Some women, of course, have learned from their own life. "At 28, I was terrified of the world," says Mary Lou Parsons, a Raleigh, N.C., professional fund raiser, recalling her 1980 divorce. "I'd been raised a Southern woman, sheltered and protected by my family, then by my husband." In the ensuing 20 years she learned to raise her kids on her own--and how to start her own business, buy a town house, move to Alaska and back and, most of all, relish life on her own. "I had to get beyond that thinking in a lot of women's minds that aloneness is not O.K. But now I find solitude exhilarating." Marcelle Clements, author of The Improvised Woman: Single Women Reinventing the Single Life, notes that there are many women, like Parsons, who were "taken by surprise. They were in relationships that broke up, hit what they thought was catastrophe, only to find that they were O.K., and [they] adopt an attitude that said, I'm fine, I don't need to be with anyone else."

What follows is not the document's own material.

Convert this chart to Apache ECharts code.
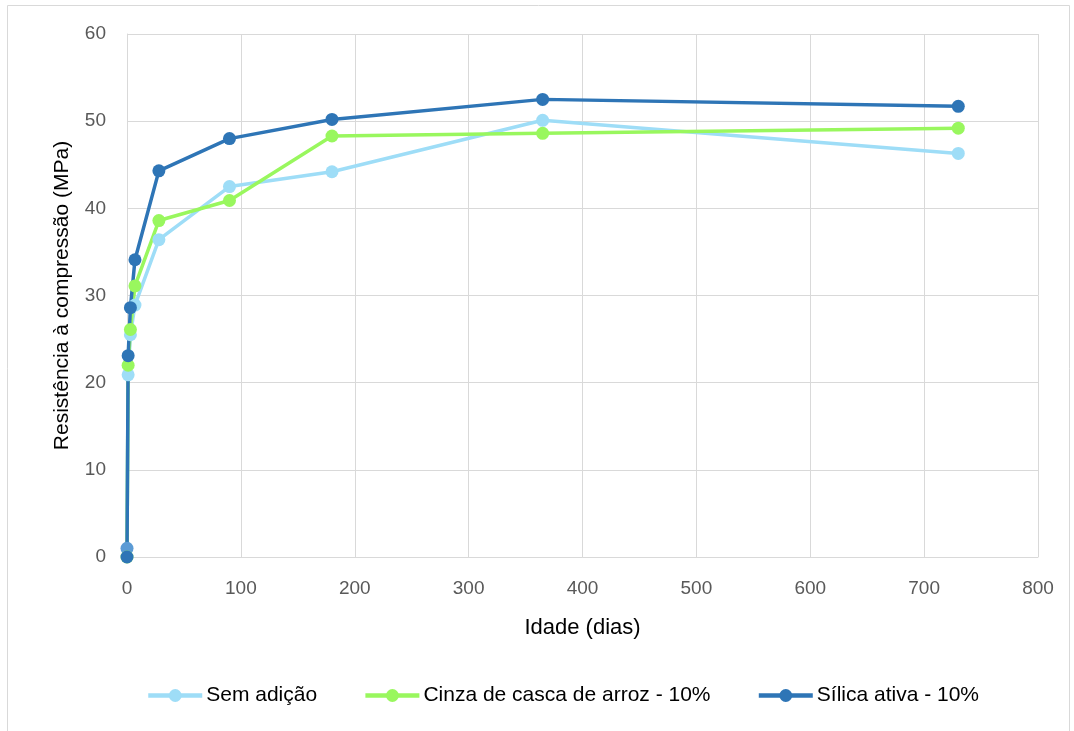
<!DOCTYPE html>
<html><head><meta charset="utf-8">
<script src="https://cdn.jsdelivr.net/npm/echarts@6/dist/echarts.min.js"></script>
<style>html,body{margin:0;padding:0;background:#fff}#c{width:1074px;height:731px}</style>
</head><body><div id="c"></div>
<script>
const ages = [0, 1, 3, 7, 28, 90, 180, 365, 730];
const semAdicao = [1.0, 20.9, 25.5, 28.9, 36.4, 42.5, 44.2, 50.1, 46.3];
const cinzaCasca = [0, 22.0, 26.1, 31.1, 38.6, 40.9, 48.3, 48.6, 49.2];
const silicaAtiva = [0, 23.1, 28.6, 34.1, 44.3, 48.0, 50.2, 52.5, 51.7];
const seriesNames = ['Sem adição', 'Cinza de casca de arroz - 10%', 'Sílica ativa - 10%'];
const seriesColors = ['#9EDDF7', '#99F75E', '#2E75B6'];
const xTicks = [0, 100, 200, 300, 400, 500, 600, 700, 800];
const yTicks = [0, 10, 20, 30, 40, 50, 60];

const font = 'Liberation Sans, Arial, sans-serif';
const chart = echarts.init(document.getElementById('c'));
const allData = [semAdicao, cinzaCasca, silicaAtiva];
chart.setOption({
  animation: false,
  graphic: [{type: 'rect', shape: {x: 7.5, y: 5.5, width: 1062, height: 740}, style: {fill: 'none', stroke: '#d9d9d9', lineWidth: 1}, silent: true}],
  grid: {left: 127, right: 36, top: 34, bottom: 174},
  legend: {
    bottom: 20, left: 141, itemGap: 46, itemWidth: 54, itemHeight: 16,
    lineStyle: {width: 4.5},
    textStyle: {fontFamily: font, fontSize: 21, color: '#000', padding: [0, 0, 0, -1]},
    data: seriesNames
  },
  xAxis: {
    type: 'value', min: xTicks[0], max: xTicks[xTicks.length - 1], interval: 100,
    name: 'Idade (dias)', nameLocation: 'middle', nameGap: 60,
    nameTextStyle: {fontFamily: font, fontSize: 22, color: '#000'},
    axisLine: {show: true, lineStyle: {color: '#d9d9d9'}}, axisTick: {show: false},
    axisLabel: {fontFamily: font, fontSize: 19, color: '#595959', margin: 22},
    splitLine: {show: true, lineStyle: {color: '#d9d9d9', width: 1}}
  },
  yAxis: {
    type: 'value', min: yTicks[0], max: yTicks[yTicks.length - 1], interval: 10,
    name: 'Resistência à compressão (MPa)', nameLocation: 'middle', nameGap: 54,
    nameTextStyle: {fontFamily: font, fontSize: 21, color: '#000'},
    axisLine: {show: true, lineStyle: {color: '#d9d9d9'}}, axisTick: {show: false},
    axisLabel: {fontFamily: font, fontSize: 19, color: '#595959', margin: 21},
    splitLine: {show: true, lineStyle: {color: '#d9d9d9', width: 1}}
  },
  series: seriesNames.map((n, i) => ({
    name: n, type: 'line', symbol: 'circle', symbolSize: 13,
    lineStyle: {color: seriesColors[i], width: 3.5},
    itemStyle: {color: seriesColors[i]},
    data: ages.map((a, j) => {
      const d = {value: [a, allData[i][j]]};
      if (i === 0 && j === 0) d.itemStyle = {color: '#5B9BD5'};
      return d;
    })
  }))
});
</script></body></html>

Not surprisingly, many conservatives are disturbed at this growing acceptance of singlehood and its implied rejection of marriage. Danielle Crittenden, author of What Our Mothers Didn't Tell Us, argues that women have set themselves up for disappointment, putting off marriage until their 30s only to find themselves unskilled in the art of compatibility and surrounded by male peers looking over their Chardonnays at women in their 20s. "Modern people approach marriage like it's a Bosnia-Serbia negotiation. Marriage is no longer as attractive to men," she says. "No one's telling college girls it's easier to have kids in your 20s than in your 30s."